Tequila was the fastest-growing category last year, cordials were second and bourbon was third, said Tom Flocco, Beam Global president and CEO.
"All of those were above vodka. That's very promising for us," Flocco said. "We think bourbon is in a terrific place to achieve a whole different growth profile, because of its versatility, its variety and how different bourbons are" from one another.
Maker's Mark stands out because of its red wax seal, bottle shape, labeling and marketing. That could give it an advantage as the top shelf gets more crowded.
Its loyal following has been built by its Samuels-inspired, low-key advertising, which made the brand appealing because there wasn't enough of it to go around, particularly in markets outside the traditional bourbon belt.
"Consumers buy brands, not categories," said Horsch, who listed Maker's as the only bourbon on his index of "power brands" for tracking the health of the high-end market. "Successful high-end innovation has less to do with the type of liquid and more to do with the intangibles."
Flocco called the red wax and other elements "the whole ethos of the brand," and keeping them intact is consistent with Beam Global's goal of becoming a brand-oriented marketer, he said. "We have no intention of messing with that."
But it's not all give and no take for Maker's Mark. Joining Beam Global gives the little bourbon from Loretto, Ky., potential global clout.
The new Beam brands, which include Sauza tequila, Courvoisier brandy and Canadian Club whiskey, have international standing. They double its revenue to $2.5 billion and make it the fourth-largest spirits company in the world. Beam has kept a distribution arrangement with the owners of Absolut vodka and two other premium spirits.
"It gives us a route to market for our brands that really is stronger than we would be able to develop on our own, even with the addition of the new brands," Flocco said. "Scale does matter in this business. It matters in terms of your costs to get to market. But it also matters in terms of how you influence your wholesale and retail partners out in the marketplace."
Jim Beam's international sales have been focused primarily in Australia and New Zealand, Flocco said, but there are plans to develop other markets for Jim Beam and Knob Creek. Maker's Mark can join them once its distillery expansion is far enough along that it can keep up a steady flow of inventory.

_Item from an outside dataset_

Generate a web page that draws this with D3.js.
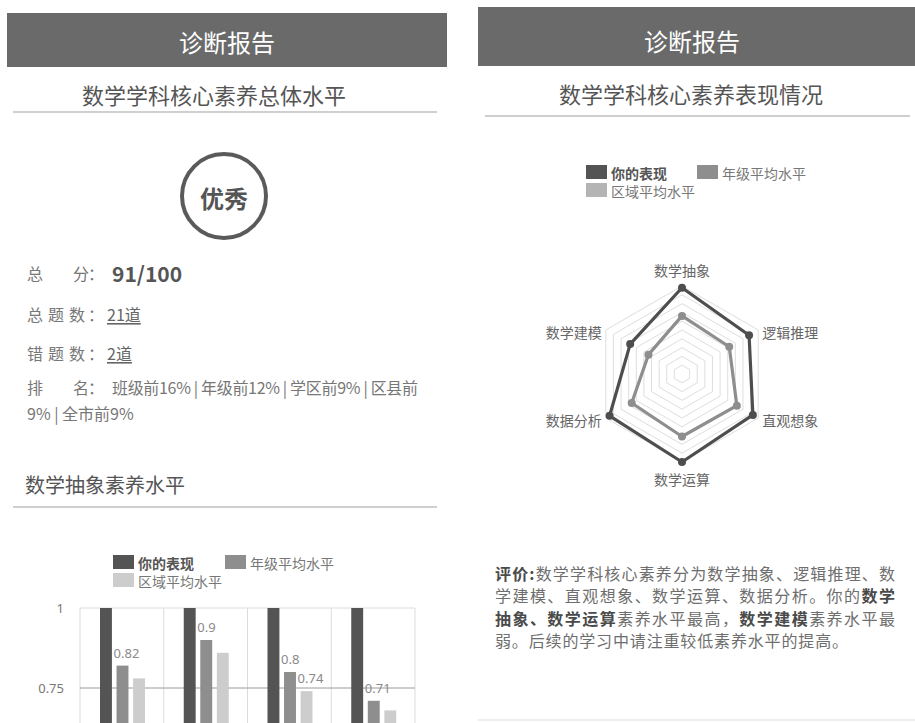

Samuels said the company has been "squirreling away a little barrel inventory assuming that emerging interest, especially in Europe." He recently returned from Spain and Great Britain, two potential markets for Maker's Mark.
"We've been offered access to markets around the world where there's already emerging consumer interest," Samuels said. "We've had that interest for a long time. We haven't had access to the markets because of Allied's approach of only dealing with large brands."